In your opinion, why is your research important?
So many fields of research, social policy, health policy, personal and business rely on the use of statistical methods to analyse data that has been collected to assist in the decision-making process.
From deciding on whether or not you should be approved for a loan to deciding on the probability of you having a disease, statistical methods are an often latent ingredient in our everyday lives. And, contrary to current commentary that suggests such things are new, statistics has been around for hundreds of years.
The Romans collected and explored data. Data may now be a buzzword, but it has been statisticians’ bread and butter for decades and – perhaps unbeknownst to many – has been a silent part of everyday life for many years.
Without research that develops statistical methods that are apposite, reproducible and help inform the decision by quantifying the uncertainty inherent in the data, any modern society cannot function nor progress.
What commercial applications do you foresee for your research?
So many!

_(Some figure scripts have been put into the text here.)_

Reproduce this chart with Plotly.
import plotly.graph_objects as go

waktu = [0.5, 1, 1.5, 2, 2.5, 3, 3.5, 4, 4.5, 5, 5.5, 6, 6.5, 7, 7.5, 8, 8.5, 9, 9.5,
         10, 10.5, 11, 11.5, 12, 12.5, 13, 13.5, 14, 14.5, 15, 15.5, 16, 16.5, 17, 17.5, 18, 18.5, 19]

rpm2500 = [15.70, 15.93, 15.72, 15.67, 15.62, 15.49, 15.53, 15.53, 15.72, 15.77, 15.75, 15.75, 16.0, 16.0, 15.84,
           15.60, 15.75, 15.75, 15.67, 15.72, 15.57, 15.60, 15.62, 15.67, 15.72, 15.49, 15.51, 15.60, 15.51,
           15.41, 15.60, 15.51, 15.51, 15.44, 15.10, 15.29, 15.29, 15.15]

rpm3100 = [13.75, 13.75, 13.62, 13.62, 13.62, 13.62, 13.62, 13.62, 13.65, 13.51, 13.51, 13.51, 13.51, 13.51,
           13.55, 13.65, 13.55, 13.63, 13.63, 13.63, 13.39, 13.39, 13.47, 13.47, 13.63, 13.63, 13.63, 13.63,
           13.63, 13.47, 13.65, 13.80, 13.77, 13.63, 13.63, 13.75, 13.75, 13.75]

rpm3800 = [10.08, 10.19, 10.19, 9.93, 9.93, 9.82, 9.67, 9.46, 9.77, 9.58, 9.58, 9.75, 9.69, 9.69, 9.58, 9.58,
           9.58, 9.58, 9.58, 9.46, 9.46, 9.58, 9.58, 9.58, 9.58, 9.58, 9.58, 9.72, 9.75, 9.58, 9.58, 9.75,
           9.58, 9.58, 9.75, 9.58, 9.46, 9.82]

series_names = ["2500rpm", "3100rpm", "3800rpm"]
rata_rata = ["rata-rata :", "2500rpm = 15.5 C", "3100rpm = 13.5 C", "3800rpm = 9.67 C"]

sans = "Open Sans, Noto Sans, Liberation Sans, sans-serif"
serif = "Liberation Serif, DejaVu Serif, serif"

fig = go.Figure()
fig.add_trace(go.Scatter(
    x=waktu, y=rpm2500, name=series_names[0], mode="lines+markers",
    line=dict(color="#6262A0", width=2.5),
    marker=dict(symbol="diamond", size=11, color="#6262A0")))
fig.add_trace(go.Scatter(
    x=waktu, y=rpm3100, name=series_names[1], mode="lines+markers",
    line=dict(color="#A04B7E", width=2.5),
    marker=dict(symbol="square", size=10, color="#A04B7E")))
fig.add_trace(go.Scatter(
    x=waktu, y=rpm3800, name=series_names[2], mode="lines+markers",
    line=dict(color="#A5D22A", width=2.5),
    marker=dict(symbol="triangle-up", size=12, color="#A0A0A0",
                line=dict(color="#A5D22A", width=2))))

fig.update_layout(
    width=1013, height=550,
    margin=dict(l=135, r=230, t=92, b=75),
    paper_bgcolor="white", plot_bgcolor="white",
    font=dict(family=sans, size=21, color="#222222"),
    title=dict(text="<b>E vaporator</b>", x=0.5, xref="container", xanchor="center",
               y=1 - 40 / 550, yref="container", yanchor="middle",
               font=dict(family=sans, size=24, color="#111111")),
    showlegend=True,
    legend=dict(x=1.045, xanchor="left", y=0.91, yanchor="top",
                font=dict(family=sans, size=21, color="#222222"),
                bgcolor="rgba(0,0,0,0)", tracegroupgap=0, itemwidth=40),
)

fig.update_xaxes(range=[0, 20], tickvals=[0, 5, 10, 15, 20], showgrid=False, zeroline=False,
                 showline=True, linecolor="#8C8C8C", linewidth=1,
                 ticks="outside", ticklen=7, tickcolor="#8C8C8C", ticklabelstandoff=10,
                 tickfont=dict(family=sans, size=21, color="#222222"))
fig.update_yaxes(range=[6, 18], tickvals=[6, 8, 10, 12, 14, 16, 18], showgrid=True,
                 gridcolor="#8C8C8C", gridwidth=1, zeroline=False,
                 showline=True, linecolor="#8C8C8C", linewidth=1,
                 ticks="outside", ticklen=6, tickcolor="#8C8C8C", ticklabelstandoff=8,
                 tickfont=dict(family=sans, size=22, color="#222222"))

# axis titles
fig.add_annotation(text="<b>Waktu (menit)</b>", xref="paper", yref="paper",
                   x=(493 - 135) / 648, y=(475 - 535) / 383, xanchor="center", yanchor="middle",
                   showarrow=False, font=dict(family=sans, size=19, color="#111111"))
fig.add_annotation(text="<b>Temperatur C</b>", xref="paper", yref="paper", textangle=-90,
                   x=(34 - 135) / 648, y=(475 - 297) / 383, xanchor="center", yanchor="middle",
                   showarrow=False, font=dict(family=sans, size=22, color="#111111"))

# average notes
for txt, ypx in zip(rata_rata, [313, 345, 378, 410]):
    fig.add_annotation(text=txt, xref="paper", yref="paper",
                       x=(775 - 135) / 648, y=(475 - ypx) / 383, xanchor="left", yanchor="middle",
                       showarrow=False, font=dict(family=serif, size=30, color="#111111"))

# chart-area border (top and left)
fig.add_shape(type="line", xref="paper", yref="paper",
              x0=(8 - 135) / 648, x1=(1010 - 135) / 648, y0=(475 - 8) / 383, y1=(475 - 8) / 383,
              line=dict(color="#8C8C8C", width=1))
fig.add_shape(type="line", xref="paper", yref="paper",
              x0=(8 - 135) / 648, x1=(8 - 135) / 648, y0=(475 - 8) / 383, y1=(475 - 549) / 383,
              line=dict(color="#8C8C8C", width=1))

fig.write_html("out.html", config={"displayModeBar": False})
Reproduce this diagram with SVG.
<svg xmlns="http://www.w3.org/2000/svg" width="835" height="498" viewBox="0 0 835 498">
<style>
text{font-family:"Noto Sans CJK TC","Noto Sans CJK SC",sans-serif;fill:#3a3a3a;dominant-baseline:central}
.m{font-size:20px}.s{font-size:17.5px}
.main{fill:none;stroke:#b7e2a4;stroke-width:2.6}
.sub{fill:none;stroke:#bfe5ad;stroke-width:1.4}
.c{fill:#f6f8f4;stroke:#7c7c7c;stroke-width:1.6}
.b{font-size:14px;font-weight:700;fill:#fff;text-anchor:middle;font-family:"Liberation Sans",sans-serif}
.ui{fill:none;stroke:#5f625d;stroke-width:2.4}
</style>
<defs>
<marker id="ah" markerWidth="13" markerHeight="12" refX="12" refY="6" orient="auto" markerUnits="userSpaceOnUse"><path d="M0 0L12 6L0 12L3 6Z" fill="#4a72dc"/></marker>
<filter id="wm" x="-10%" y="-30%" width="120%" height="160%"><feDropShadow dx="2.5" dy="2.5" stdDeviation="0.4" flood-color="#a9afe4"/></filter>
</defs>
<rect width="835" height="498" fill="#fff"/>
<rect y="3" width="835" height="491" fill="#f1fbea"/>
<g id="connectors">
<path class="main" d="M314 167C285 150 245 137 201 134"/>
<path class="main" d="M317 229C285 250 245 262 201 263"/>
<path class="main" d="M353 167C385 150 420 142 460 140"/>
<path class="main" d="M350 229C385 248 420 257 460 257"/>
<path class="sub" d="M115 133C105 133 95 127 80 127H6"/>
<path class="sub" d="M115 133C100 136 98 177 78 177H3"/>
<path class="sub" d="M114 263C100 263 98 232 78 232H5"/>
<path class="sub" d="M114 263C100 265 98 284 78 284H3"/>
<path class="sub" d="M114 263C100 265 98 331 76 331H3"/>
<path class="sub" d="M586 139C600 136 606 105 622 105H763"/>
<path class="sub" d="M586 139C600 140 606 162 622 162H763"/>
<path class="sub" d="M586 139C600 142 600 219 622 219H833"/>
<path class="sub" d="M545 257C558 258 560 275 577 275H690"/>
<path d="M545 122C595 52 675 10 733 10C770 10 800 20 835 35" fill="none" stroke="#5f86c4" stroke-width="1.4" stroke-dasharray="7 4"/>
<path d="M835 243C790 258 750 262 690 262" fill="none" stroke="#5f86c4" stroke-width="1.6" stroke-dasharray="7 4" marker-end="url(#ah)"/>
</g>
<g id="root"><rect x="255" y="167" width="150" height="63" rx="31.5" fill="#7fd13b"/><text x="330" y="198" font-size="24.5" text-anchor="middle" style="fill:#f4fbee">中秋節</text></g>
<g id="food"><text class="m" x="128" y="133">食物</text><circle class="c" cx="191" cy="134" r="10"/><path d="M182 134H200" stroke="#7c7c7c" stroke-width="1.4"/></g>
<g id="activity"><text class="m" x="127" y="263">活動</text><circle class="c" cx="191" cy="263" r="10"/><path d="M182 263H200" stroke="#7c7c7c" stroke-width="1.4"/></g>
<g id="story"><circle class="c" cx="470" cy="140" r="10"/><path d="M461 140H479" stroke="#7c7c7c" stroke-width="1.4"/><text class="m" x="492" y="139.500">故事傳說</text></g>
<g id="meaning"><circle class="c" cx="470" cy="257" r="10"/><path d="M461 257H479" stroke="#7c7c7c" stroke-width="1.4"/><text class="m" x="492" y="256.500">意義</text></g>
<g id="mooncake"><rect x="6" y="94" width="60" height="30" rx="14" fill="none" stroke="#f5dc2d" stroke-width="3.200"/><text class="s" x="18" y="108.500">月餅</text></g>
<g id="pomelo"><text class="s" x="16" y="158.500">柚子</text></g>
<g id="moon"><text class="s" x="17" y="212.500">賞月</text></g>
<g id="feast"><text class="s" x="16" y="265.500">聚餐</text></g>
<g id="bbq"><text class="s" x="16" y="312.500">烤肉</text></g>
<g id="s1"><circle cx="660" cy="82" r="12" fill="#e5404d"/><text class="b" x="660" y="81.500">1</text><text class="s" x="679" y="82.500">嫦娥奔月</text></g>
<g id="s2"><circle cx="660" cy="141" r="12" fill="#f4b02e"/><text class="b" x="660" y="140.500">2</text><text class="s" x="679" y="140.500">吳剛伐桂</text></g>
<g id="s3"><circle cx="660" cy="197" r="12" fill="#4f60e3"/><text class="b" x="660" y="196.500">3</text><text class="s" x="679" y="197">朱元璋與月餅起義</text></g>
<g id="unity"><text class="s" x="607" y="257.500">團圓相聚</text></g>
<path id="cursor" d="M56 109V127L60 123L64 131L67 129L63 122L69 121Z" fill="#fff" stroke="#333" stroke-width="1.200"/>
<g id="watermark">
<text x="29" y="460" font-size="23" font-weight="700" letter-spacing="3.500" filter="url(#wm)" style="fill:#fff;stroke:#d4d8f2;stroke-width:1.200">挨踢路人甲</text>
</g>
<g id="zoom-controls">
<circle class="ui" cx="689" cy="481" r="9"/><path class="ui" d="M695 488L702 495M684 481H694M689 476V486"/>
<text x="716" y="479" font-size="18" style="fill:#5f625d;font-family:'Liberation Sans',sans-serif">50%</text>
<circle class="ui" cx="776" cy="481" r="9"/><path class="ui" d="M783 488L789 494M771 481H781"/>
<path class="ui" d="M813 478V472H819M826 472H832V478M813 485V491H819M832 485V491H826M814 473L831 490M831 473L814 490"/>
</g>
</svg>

Being a data scientist is the thing to be these days. Every government department, business, state body that employs data scientists is essentially commercialising statistical methods. From my own research, the work I have done on developing clustering methods for data of mixed type has potential commercial applications in fields as varied as customer segmentation to disease diagnosis.
Statistics is a very collegiate science; many of the methods we develop we make freely available for use by others through open source software, most often the R statistical computing environment. My students and I have contributed several such R packages.

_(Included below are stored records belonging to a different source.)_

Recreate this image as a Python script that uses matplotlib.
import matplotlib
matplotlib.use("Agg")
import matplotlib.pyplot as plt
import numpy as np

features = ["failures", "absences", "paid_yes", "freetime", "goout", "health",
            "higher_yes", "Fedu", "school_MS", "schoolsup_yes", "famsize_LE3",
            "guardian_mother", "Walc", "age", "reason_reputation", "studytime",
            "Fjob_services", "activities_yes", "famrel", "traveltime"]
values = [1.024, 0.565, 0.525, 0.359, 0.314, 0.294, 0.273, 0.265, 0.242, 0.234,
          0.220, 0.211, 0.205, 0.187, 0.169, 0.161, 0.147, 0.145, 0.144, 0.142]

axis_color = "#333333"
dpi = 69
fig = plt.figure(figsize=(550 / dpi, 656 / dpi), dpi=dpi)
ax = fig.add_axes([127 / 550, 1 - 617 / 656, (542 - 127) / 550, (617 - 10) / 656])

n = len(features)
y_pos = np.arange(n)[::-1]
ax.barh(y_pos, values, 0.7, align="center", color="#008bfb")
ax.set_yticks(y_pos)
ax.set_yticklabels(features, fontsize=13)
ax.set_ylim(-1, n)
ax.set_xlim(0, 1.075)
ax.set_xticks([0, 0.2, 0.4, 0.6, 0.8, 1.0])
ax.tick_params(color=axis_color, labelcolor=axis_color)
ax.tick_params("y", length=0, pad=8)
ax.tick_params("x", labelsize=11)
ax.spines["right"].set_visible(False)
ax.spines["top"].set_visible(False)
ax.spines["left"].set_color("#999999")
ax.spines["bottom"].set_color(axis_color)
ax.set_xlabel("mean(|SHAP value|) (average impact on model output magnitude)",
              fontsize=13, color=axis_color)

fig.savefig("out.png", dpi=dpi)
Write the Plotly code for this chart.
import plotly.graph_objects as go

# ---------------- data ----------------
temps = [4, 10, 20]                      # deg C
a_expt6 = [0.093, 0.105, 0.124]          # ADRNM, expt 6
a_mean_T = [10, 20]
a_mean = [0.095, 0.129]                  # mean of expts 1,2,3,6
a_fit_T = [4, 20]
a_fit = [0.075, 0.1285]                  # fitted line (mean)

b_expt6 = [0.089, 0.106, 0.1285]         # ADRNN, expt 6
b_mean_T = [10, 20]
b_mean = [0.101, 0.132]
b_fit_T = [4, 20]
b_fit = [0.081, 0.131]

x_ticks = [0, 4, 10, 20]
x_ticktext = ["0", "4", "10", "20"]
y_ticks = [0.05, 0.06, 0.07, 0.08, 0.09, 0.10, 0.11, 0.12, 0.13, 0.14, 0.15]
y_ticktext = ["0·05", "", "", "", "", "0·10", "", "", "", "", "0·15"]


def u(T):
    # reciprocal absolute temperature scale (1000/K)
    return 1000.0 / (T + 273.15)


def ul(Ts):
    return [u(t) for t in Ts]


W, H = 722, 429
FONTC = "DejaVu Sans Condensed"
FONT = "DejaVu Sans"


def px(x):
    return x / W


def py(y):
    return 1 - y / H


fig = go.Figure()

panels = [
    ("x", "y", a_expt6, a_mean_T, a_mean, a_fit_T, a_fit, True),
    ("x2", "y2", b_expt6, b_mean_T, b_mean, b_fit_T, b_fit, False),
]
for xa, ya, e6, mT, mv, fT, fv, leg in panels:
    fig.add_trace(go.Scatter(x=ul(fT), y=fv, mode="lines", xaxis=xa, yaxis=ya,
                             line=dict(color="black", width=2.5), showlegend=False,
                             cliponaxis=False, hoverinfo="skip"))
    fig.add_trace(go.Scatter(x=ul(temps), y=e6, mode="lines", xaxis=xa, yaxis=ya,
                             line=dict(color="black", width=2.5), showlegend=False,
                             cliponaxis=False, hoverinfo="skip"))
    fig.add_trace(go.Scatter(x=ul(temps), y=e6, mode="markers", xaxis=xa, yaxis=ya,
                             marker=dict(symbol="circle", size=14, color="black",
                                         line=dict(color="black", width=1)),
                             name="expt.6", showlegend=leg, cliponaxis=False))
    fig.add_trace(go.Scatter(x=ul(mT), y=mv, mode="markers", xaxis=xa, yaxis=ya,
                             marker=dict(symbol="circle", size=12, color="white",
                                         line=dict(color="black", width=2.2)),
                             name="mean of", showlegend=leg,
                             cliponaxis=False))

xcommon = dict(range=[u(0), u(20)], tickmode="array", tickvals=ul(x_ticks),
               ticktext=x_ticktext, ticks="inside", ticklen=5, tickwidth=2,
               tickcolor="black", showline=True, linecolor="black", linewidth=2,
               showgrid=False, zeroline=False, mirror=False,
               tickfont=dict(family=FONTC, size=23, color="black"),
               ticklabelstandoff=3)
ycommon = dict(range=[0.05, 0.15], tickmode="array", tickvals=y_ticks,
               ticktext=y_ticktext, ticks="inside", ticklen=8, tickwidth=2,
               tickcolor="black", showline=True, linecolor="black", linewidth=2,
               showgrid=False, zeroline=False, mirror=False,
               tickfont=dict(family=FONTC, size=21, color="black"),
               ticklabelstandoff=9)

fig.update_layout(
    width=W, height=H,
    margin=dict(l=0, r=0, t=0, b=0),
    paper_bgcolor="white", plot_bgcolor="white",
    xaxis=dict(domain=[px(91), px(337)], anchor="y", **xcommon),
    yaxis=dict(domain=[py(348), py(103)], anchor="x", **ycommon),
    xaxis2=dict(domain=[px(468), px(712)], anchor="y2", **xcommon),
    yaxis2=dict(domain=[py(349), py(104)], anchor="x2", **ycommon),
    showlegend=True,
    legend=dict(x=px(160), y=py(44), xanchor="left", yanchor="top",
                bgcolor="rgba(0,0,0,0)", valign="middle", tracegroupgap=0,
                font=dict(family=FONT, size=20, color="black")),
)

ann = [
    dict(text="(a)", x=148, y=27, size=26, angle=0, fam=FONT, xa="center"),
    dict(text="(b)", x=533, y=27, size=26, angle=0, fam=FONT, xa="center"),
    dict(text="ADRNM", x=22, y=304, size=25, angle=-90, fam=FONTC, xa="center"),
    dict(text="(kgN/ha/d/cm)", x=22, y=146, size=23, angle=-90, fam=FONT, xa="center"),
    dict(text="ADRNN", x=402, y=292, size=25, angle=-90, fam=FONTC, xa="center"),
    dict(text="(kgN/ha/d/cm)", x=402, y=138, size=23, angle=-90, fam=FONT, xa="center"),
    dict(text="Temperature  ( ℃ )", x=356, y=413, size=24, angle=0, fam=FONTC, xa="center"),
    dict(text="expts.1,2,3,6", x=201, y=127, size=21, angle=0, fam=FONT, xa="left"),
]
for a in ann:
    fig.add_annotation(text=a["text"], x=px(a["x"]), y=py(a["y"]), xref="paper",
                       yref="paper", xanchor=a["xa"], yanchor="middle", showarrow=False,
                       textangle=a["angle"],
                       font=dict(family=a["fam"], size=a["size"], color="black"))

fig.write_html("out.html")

What are some of the biggest challenges you face as a researcher in your field?
Keeping up with the pace of advancements in statistics. It’s a vibrant field with really excellent researchers.
Also, keeping the world ‘data humble’ in the face of the data deluge. Lots of data is not necessarily good. Lots of good data is the holy grail, but lots of bad data is very dangerous. Very often what we have is poor-quality data from which we need to derive a decision. It’s in such cases that we need to be humble and honest about the inherent uncertainty in the final decision, and this is where the science of statistics strongly contributes. Dampening expectations in the data era, without being viewed as curmudgeons, is a challenge.
Are there any common misconceptions about this area of research?
Often it is assumed that statistical researchers are essentially statistical consultants. Statistics is a mathematics-based discipline, with computer programming the language that we use to turn the mathematics into usable methods that can be applied to analyse data.
Our interest as statistical researchers is in the development of the statistical methods, most typically driven by a real application or dataset, but not usually simply implementing off-the-shelf statistical methods that are widely available.
I often get amazed reactions when people realise there are statistics peer-reviewed journals, and it is publications in such venues that are valued in the statistics community. Another misconception is one my brother often kindly berates me with: “Have I still not figured out how to compute percentages yet?”
What are some of the areas of research you’d like to see tackled in the years ahead?
Much of my own research focuses on developing statistical models for data of mixed type, such as when you record data on subjects that involves some numbers, some categorical features etc.
Such ‘multimodal’ data is becoming more and more common as data becomes cheaper to collect, yet there is a dearth of principled statistical methodologies available for their apposite analysis. Statistical computation is also a ripe area. As data size grows, can statistical methods evolve accordingly?